--- BEGIN PROVIDED MATERIAL ---

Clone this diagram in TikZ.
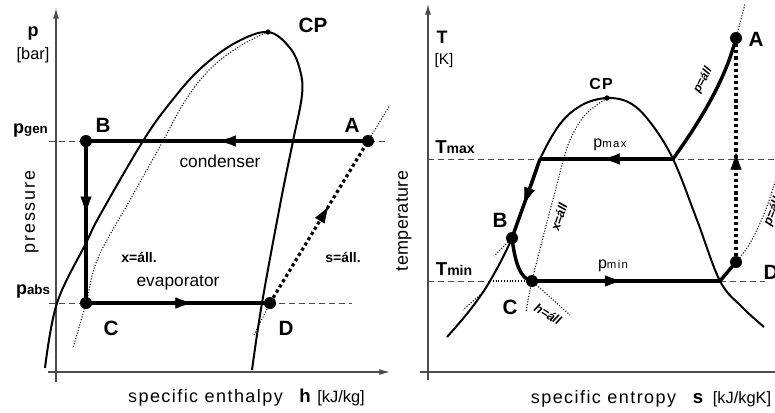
\documentclass[tikz,border=0pt]{standalone}
\usepackage{fontspec}
\setmainfont{Liberation Sans}
\usetikzlibrary{arrows.meta,calc}

\begin{document}
\begin{tikzpicture}[
  x=0.75pt, y=-0.75pt,
  axis/.style={draw=black!70, line width=0.9pt},
  axtip/.style={-{Latex[length=8pt,width=4.5pt]}},
  cyc/.style={line width=2.6pt},
  sat/.style={line width=1.5pt},
  guide/.style={line width=0.7pt, draw=black!70, dash pattern=on 4.5pt off 3pt},
  iso/.style={line width=0.8pt, dash pattern=on 0.8pt off 1.3pt},
  fatdot/.style={line width=2.4pt, dash pattern=on 2.4pt off 2.2pt},
  dot/.style={circle, fill, inner sep=0pt, minimum size=9pt},
  cpdot/.style={circle, fill, inner sep=0pt, minimum size=4pt},
  tipline/.style={line width=0.4pt, -{Latex[length=13pt,width=8.5pt]}},
  ptlab/.style={font=\fontsize{15.5}{17}\selectfont\bfseries},
  axtitle/.style={font=\fontsize{13.5}{15}\selectfont\addfontfeatures{LetterSpace=#1}},
  unit/.style={font=\fontsize{12.3}{14}\selectfont},
  isolab/.style={font=\fontsize{10.5}{12}\selectfont\bfseries},
  rotlab/.style={font=\fontsize{9.5}{11}\selectfont\bfseries\itshape}
]
\useasboundingbox (0,0) rectangle (775,412);

% ---------- p-h diagram ----------
\draw[axis,axtip] (56,382) -- (56,8);
\draw[axis,axtip] (48,372) -- (390,372);
\draw[guide] (49,141) -- (388,141);
\draw[guide] (49,303) -- (352,303);

% saturation dome and x = const
\draw[sat] plot[smooth, tension=0.6] coordinates {(45,368) (57,303) (86,243)
  (100,215) (143,141) (170,103) (200,69) (235,43) (268,32) (290,48) (300,70)
  (302,95) (293,141) (281,200) (262,303) (252,370)};
\draw[iso] plot[smooth, tension=0.6] coordinates {(268,32) (240,46) (210,69)
  (185,101) (163,141) (130,200) (98,258) (86,303) (73,348)};

\node[dot] (A) at (368,141) {};
\node[dot] (B) at (86,141) {};
\node[dot] (C) at (86,303) {};
\node[dot] (D) at (270,303) {};
\node[cpdot] (CP) at (268,32) {};

\draw[iso] (254,335) -- (D.center);
\draw[iso] (A.center) -- (390,105);
\draw[cyc] (A.center) -- (B.center);
\draw[cyc] (B.center) -- (C.center);
\draw[cyc] (C.center) -- (D.center);
\draw[fatdot] (D.center) -- (A.center);
% arrows in the middle of the strokes
\draw[tipline] ($(A.center)!0.52!(B.center)$) -- ($(A.center)!0.53!(B.center)$);
\draw[tipline] ($(B.center)!0.44!(C.center)$) -- ($(B.center)!0.45!(C.center)$);
\draw[tipline] ($(C.center)!0.57!(D.center)$) -- ($(C.center)!0.58!(D.center)$);
\draw[tipline] ($(D.center)!0.59!(A.center)$) -- ($(D.center)!0.6!(A.center)$);

\node[ptlab] at (352,125) {A};
\node[ptlab] at (103,125) {B};
\node[ptlab] at (111,328) {C};
\node[ptlab] at (286,328) {D};
\node[ptlab] at (313,25) {CP};

\node[font=\fontsize{13.5}{15}\selectfont\bfseries, anchor=base] at (33,36) {p};
\node[unit] at (33,55) {[bar]};
\node[font=\fontsize{13.5}{15}\selectfont\bfseries, anchor=base] at (30.5,133)
  {p{\fontsize{10}{12}\selectfont gen}};
\node[font=\fontsize{13.5}{15}\selectfont\bfseries, anchor=base] at (33,294)
  {p{\fontsize{10}{12}\selectfont abs}};
\node[axtitle=10, rotate=90] at (32,212) {pressure};
\node[font=\fontsize{13}{15}\selectfont] at (220,161) {condenser};
\node[font=\fontsize{13}{15}\selectfont] at (178,283) {evaporator};
\node[isolab] at (139,257) {x=áll.};
\node[isolab] at (343,257) {s=áll.};
\node[axtitle=8, anchor=base] at (205.5,402) {specific enthalpy};
\node[font=\fontsize{14}{16}\selectfont\bfseries, anchor=base] at (305,402) {h};
\node[unit, anchor=base] at (341,402) {[kJ/kg]};

% ---------- T-s diagram ----------
\draw[axis,axtip] (428,380) -- (428,4);
\draw[axis,axtip] (420,372) -- (790,372);
\draw[guide] (428,159) -- (775,159);
\draw[guide] (428,281) -- (490,281);
\draw[guide] (720,281) -- (765,281);

\draw[sat] plot[smooth, tension=0.6] coordinates {(447,337) (470,310) (490,281)
  (512,238) (528,192) (540,159) (560,124) (582,105) (607,98) (630,103) (650,122)
  (673,159) (697,220) (720,281) (742,307) (764,327)};
\draw[iso] plot[smooth, tension=0.6] coordinates {(607,98) (585,115) (570,140)
  (562,165) (555,192) (547,222) (532,281) (526,312)};

\node[dot] (A2) at (736,38) {};
\node[dot] (B2) at (512,238) {};
\node[dot] (C2) at (532,281) {};
\node[dot] (D2) at (736,262) {};
\node[cpdot] (CP2) at (607,98) {};
\coordinate (E2) at (673,159);
\coordinate (F2) at (540,159);
\coordinate (G2) at (720,281);

\draw[iso] (490,281) -- (C2.center);
\draw[iso] (C2.center) -- (570,315);
\draw[iso] (B2.center) -- (494,256);
\draw[iso] (482,293) -- (463,310);
\draw[iso] (A2.center) -- (745,4);
\draw[iso] (D2.center) .. controls (755,242) and (770,205) .. (784,150);

\draw[cyc] (E2) .. controls (695,128) and (724,85) .. (A2.center);
\draw[cyc] (E2) -- (F2);
\draw[cyc] (F2) .. controls (531,186) and (521,212) .. (B2.center);
\draw[cyc] (B2.center) .. controls (515,262) and (520,279) .. (C2.center);
\draw[cyc] (C2.center) -- (G2);
\draw[cyc] (G2) -- (D2.center);
\draw[fatdot] (D2.center) -- (A2.center);
% arrows in the middle of the strokes
\draw[tipline] ($(E2)!0.52!(F2)$) -- ($(E2)!0.53!(F2)$);
\draw[tipline] ($(F2)!0.57!(B2.center)$) -- ($(F2)!0.58!(B2.center)$);
\draw[tipline] ($(C2.center)!0.47!(G2)$) -- ($(C2.center)!0.48!(G2)$);
\draw[tipline] ($(D2.center)!0.48!(A2.center)$) -- ($(D2.center)!0.49!(A2.center)$);

\node[ptlab] at (756,39) {A};
\node[ptlab] at (500,220) {B};
\node[ptlab] at (510,307) {C};
\node[ptlab] at (771,272) {D};
\node[font=\fontsize{12}{14}\selectfont\bfseries\addfontfeatures{LetterSpace=8}] at (601,84) {CP};

\node[font=\fontsize{13.5}{15}\selectfont\bfseries] at (442,37) {T};
\node[font=\fontsize{11.5}{13}\selectfont] at (444,61) {[K]};
\node[font=\fontsize{14}{16}\selectfont\bfseries, anchor=base] at (455,153)
  {T{\fontsize{10.5}{12}\selectfont max}};
\node[font=\fontsize{14}{16}\selectfont\bfseries, anchor=base] at (454,275)
  {T{\fontsize{10.5}{12}\selectfont min}};
\node[axtitle=2, rotate=90] at (404,221) {temperature};
\node[font=\fontsize{12}{14}\selectfont, anchor=base] at (610,147)
  {p{\fontsize{8.5}{10}\selectfont\addfontfeatures{LetterSpace=12}max}};
\node[font=\fontsize{12}{14}\selectfont, anchor=base] at (613,268)
  {p{\fontsize{8.5}{10}\selectfont\addfontfeatures{LetterSpace=12}min}};
\node[rotlab, rotate=72] at (559,217) {x=áll};
\node[rotlab, rotate=62, font=\fontsize{9}{11}\selectfont\bfseries\itshape] at (703,80) {p=áll};
\node[rotlab, rotate=68] at (773,212) {p=áll};
\node[rotlab, rotate=-32] at (548,314) {h=áll};
\node[axtitle=8, anchor=base] at (603.5,403) {specific entropy};
\node[font=\fontsize{14}{16}\selectfont\bfseries, anchor=base] at (698,403) {s};
\node[unit, anchor=base] at (742,403) {[kJ/kgK]};
\end{tikzpicture}
\end{document}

--- END PROVIDED MATERIAL ---

AIM » Copy every line of the listing that includes the string "diagram".

OUTPUT FOR THIS TASK »
Clone this diagram in TikZ.
% ---------- p-h diagram ----------
% ---------- T-s diagram ----------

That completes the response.